There are dozens of articles which isolate the different aspects that Millennials vs Gen Xers vs Baby Boomers look for in a job, what motivates them, their preferential ways of treatment. Read a TRACOM blog on Leading the Millennial Generation here. But what are the major differences in generations that you need to know in order to motivate your workforce?
The truth is, we are so fixated on their differences that we practically are blind to the similarities they share. While the different generations might have different expectations or experiences ultimately a person’s preferences boils down to their individual SOCIAL STYLE.
According to a Talent Management article titled “The Secret to Managing Across Generations” author Aubrey Daniels says, “Regardless of the generational makeup of the company, managers need to view their employees as individuals with unique needs and personal reinforcers. To do so, assume that people want to be judged on their merits and not as part of some special generation. Managers ought to continuously seek out ways to understand why each individual exhibits certain behaviors and then identify reinforcers that are meaningful to each employee. That requires letting go of the assumption that people from the same generations have the same needs and that those needs are different from those from other generations.”
Everyone has a SOCIAL STYLE – a preferential pattern of behaviors that they feel comfortable with and a way in which they prefer being treated. SOCIAL STYLE is the world’s leading Behavioral Style model. It has been used by thousands of organizations to improve leadership performance and sales results.
According to the article, “The science of behavior supports that people, regardless of their age or other stereotypical labels, perform optimally when the following three things are present:”
- “Precise pinpoints of behaviors that are valuable to the organization”
- “Frequent feedback on the progress or lack thereof on those behaviors”
- “Reinforcement for engaging in those behaviors and when accomplishments are met”
Article author Aubrey Daniels says; “When you apply the science in this way, you will come to find the critical secret to managing across generations, which is really no secret — just the science of behavior and its availability to all. Managers must simply apply the tools and principles of the science to achieve positive outcomes from all employees. Sure, it’s important to encourage understanding between employees of different generations so as to avoid tensions and misconceptions. But ultimately, the best strategy for managing across the generational gap is to provide the universal framework that encourages positive behavior.”
TRACOM’s SOCIAL STYLE Profile measures SOCIAL STYLE and Versatility, allowing you to take steps to improve your relationships and performance. How is your SOCIAL STYLE measured? Each Style represents itself through people’s daily interactions. At surface level, each Style is closely linked to whether an individual tends to assert himself or respond to others in social settings, and whether he tends to display emotion or secure control in group settings. A person’s “Assertiveness vs. Responsiveness” value and “Emoting vs. Controlling” value are placed on a graph, determining a person’s SOCIAL STYLE.

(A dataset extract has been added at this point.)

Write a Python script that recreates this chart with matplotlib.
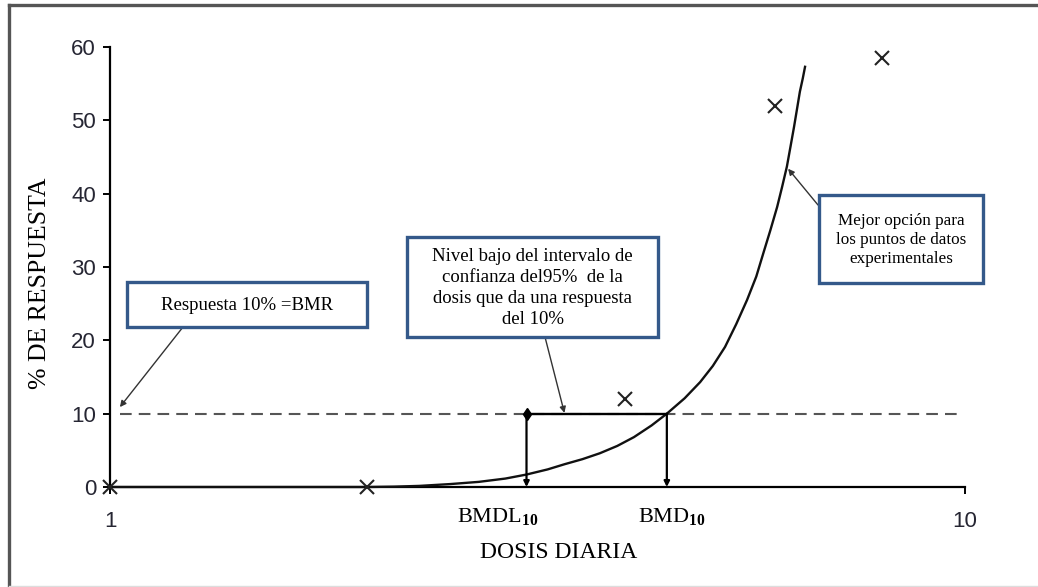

While understanding one’s own Style is highly important, using that understanding and also learning how to interpret other’s SOCIAL STYLEs to than adjust your behavior is the key to effective working relationships. This is known as Versatility. Versatility is the ultimate aim of SOCIAL STYLE training. Versatility brings student’s knowledge together to form practical, actionable strategies for working with people of each Style in ways that resonate most deeply with each person.